La Francia si riorganizza, l’Italia abbonda di enti - QdS

La Francia si riorganizza, l’Italia abbonda di enti

Rossana Indelicato

La Francia si riorganizza, l’Italia abbonda di enti

mercoledì 24 Dicembre 2014

Parigi dimezza le Regioni e abolisce gli attuali 101 dipartimenti (province)

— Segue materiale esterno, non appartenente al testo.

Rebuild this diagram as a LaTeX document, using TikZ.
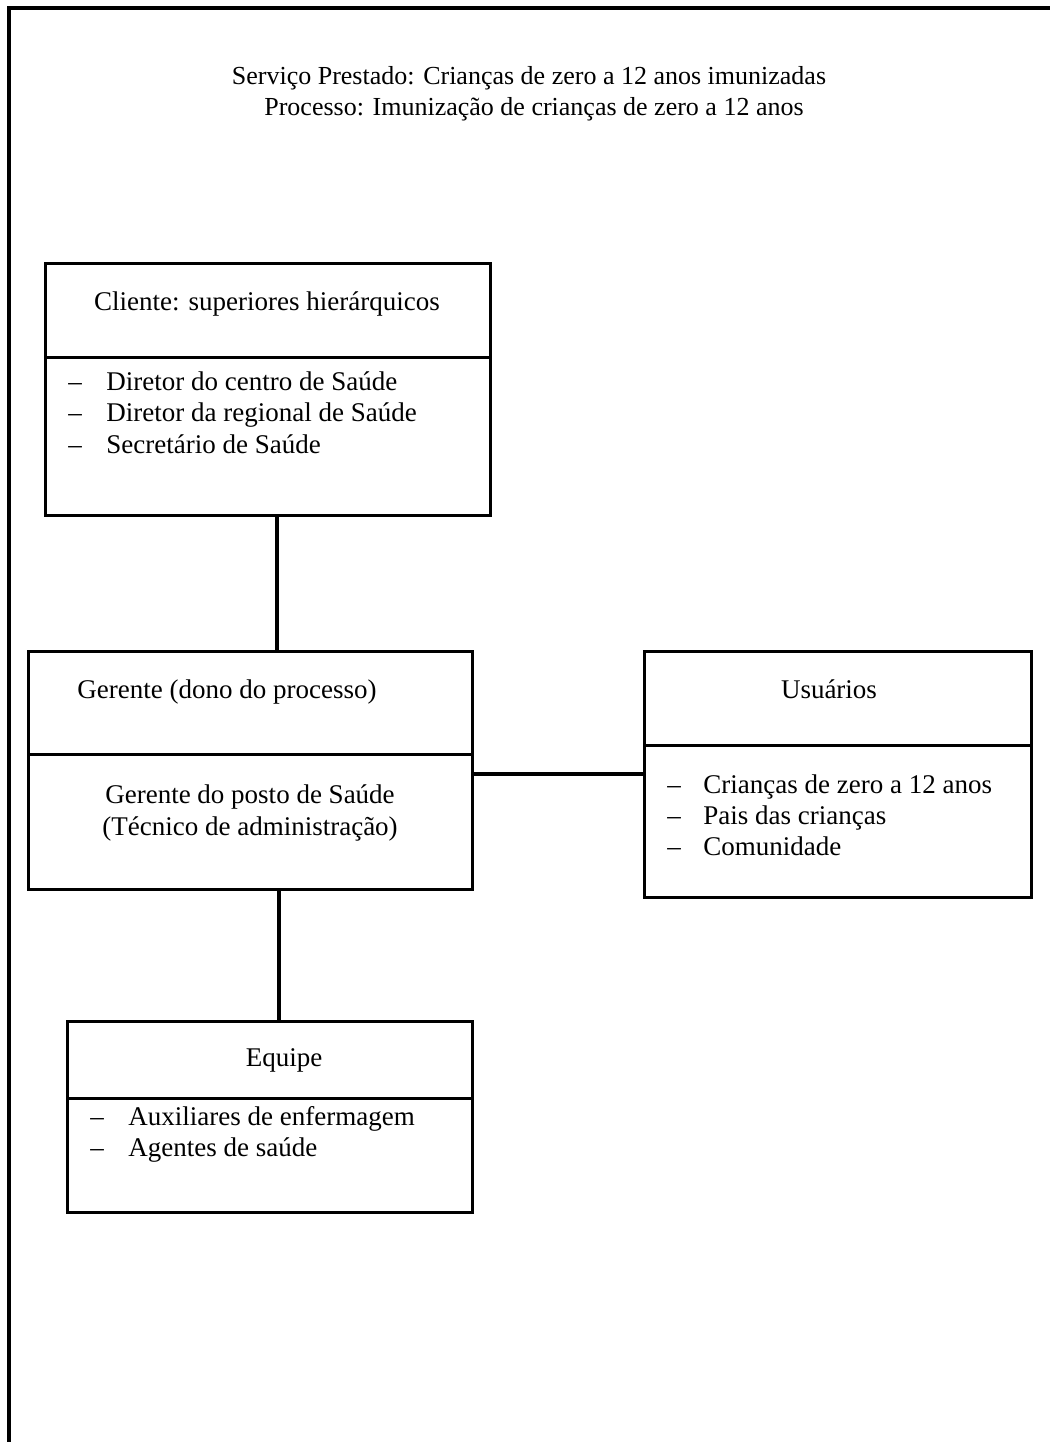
\documentclass[tikz,border=0pt]{standalone}
\usepackage{fontspec}
\setmainfont{Liberation Serif}
\begin{document}
\begin{tikzpicture}[x=0.5pt,y=-0.5pt,
  frameline/.style={line width=1.8pt},
  box/.style={draw, line width=1.7pt, rectangle, inner sep=0pt, anchor=north west},
  divider/.style={line width=1.5pt},
  link/.style={line width=1.7pt},
  txt/.style={inner sep=0pt, font=\fontsize{13.5}{16}\selectfont},
  headtxt/.style={inner sep=0pt, anchor=base, font=\fontsize{13}{16}\selectfont},
  title/.style={txt, anchor=base},
  item/.style={txt, anchor=base west},
]
\useasboundingbox (0,0) rectangle (1050,1442);

% page frame (left and top edges)
\coordinate (fr-top) at (9,8);
\coordinate (fr-bot) at (9,1442);
\coordinate (fr-right) at (1050,8);
\draw[frameline] (fr-bot) -- (fr-top) -- (fr-right);

% heading
\node[headtxt] (head1) at (529,84) {Serviço Prestado: Crianças de zero a 12 anos imunizadas};
\node[headtxt] (head2) at (534,115) {Processo: Imunização de crianças de zero a 12 anos};

% client box
\node[box, minimum width=222.5pt, minimum height=126pt] (cli) at (44,262) {};
\draw[divider] (cli.west |- 0,357) -- (cli.east |- 0,357);
\node[title] (cli-t) at (267,310) {Cliente: superiores hierárquicos};
\node[item] (cli-d1) at (68,390) {–};
\node[item] (cli-i1) at (106,390) {Diretor do centro de Saúde};
\node[item] (cli-d2) at (68,421) {–};
\node[item] (cli-i2) at (106,421) {Diretor da regional de Saúde};
\node[item] (cli-d3) at (68,453) {–};
\node[item] (cli-i3) at (106,453) {Secretário de Saúde};

% manager box
\node[box, minimum width=222pt, minimum height=119pt] (ger) at (27,650) {};
\draw[divider] (ger.west |- 0,754) -- (ger.east |- 0,754);
\node[item] (ger-t) at (77,698) {Gerente (dono do processo)};
\node[title] (ger-l1) at (250,803) {Gerente do posto de Saúde};
\node[title] (ger-l2) at (250,835) {(Técnico de administração)};

% users box
\node[box, minimum width=193.5pt, minimum height=123pt] (usr) at (643,650) {};
\draw[divider] (usr.west |- 0,745) -- (usr.east |- 0,745);
\node[title] (usr-t) at (829,698) {Usuários};
\node[item] (usr-d1) at (667,793) {–};
\node[item] (usr-i1) at (703,793) {Crianças de zero a 12 anos};
\node[item] (usr-d2) at (667,824) {–};
\node[item] (usr-i2) at (703,824) {Pais das crianças};
\node[item] (usr-d3) at (667,855) {–};
\node[item] (usr-i3) at (703,855) {Comunidade};

% team box
\node[box, minimum width=202.5pt, minimum height=95.5pt] (eqp) at (66,1020) {};
\draw[divider] (eqp.west |- 0,1098) -- (eqp.east |- 0,1098);
\node[title] (eqp-t) at (284,1066) {Equipe};
\node[item] (eqp-d1) at (90,1125) {–};
\node[item] (eqp-i1) at (128,1125) {Auxiliares de enfermagem};
\node[item] (eqp-d2) at (90,1156) {–};
\node[item] (eqp-i2) at (128,1156) {Agentes de saúde};

% connectors
\coordinate (v1) at (277,0);
\coordinate (v2) at (279,0);
\coordinate (h1) at (0,774);
\draw[link] (cli.south -| v1) -- (ger.north -| v1);
\draw[link] (ger.east |- h1) -- (usr.west |- h1);
\draw[link] (ger.south -| v2) -- (eqp.north -| v2);
\end{tikzpicture}
\end{document}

PARIGI – La quantità non fa la qualità. Mai come in questo caso quest’espressione calza a pennello: da oltre un anno, infatti, la Francia mette in pratica un’ambiziosa riforma istituzionale, in parte già realtà, che punta al dimezzamento delle Regioni, il primo livello di divisione amministrativa dello Stato francese, da 22 a 13. Corposo il risparmio dell’“operazione burocratica” che in 18 mesi ha ottenuto 2,4 miliardi di risparmi e che punta ad aggiungerne altri 11 entro il 2016. La mossa successiva sarà quella di abolire gli attuali 101 dipartimenti, realtà territoriali analoghe a ciò che costituisce la provincia per l’ordinamento italiano. Per completare, un pacchetto di 250 misure di semplificazioni volte a far ripartire l’economia e attrarre gli investitori. Dei 250 provvedimenti 50 sono già entrati in vigore. La Francia, destinazione culturale per eccellenza, culla della moda e del bon ton, si eleva, dunque, anche a modello in ambito amministrativo.
Inevitabile il confronto con l’Italia,  terra degli sprechi, delle attese infinite e dei tempi smisurati, lontana anni luce da questo genere di accortezze. Il Bel Paese infatti, conta ben 8.057 comuni, una cifra irragionevole se confrontata con quella della Repubblica di Hollande. Un esubero di realtà locali e un eccesso di dipendenti pubblici suddivisi tra dirigenti, consiglieri, assessori, uscieri, segretarie, centralinisti e funzionari di ogni sorta. Uno spreco di denaro versato puntualmente dai contribuenti italiani e soggetto a sperperi e consumi inadeguati non orientati alla prestazione e al miglioramento dei servizi rivolti alla collettività, bensì alla necessità di mandare avanti la baracca di approfittatori. In Sicilia, poi, tutti gli indicatori della qualità della vita dimostrano come i servizi erogati dai nostri Comuni siano tra i peggiori d’Italia e in alcuni settori (ambiente, trasporti, assistenza, turismo) quasi nulli. Insomma, tra i record che deteniamo annoveriamo: spendere di più, disporre di una quantità esagerata di realtà locali che servono unicamente a mietere clientelismi e a coltivare gli interessi della classe dirigente (che si arricchisce alle e sulle spalle dei cittadini siciliani), garantire servizi incredibilmente scadenti. Emerge dunque un quadro desolante, acuito dal confronto impietoso con la Francia e, per non andare troppo lontano, con il resto d’Italia.
Al Nord con un notevole risparmio, sia di denaro che di unità, si riesce a venire incontro con maggiore efficienza alle necessità dei cittadini. I dipendenti degli uffici comunali siciliani, invece, nella maggior parte dei casi, si ingarbugliano nella gestione di appalti e patrimonio, sono talmente occupati ad arraffare denaro, a occuparsi dei propri interessi, che non garantiscono ai cittadini le condizioni minime di sicurezza e di sviluppo del territorio.
Siamo dunque costretti a denunciare, come spesso facciamo sulle pagine del nostro quotidiano, un precario sistema regionale, una fase (infinita) di grande difficoltà finanziaria che i Comuni siciliani stanno attraversando. Una situazione che andrebbe presa di petto, che dovrebbe allarmare e risvegliare dal coma profondo le Amministrazioni locali per cercare di promettere meno e agire di più. Agire realmente per il bene, non delle proprie tasche, ma della cittadinanza. Prendere esempio dalla Francia, rimboccarsi le maniche e tagliare il marcio e l’eccesso. Alla fine dei conti il famoso bilancio potrebbe finalmente quadrare e la nostra Sicilia godere dei frutti che può gustare solo chi ha ben seminato.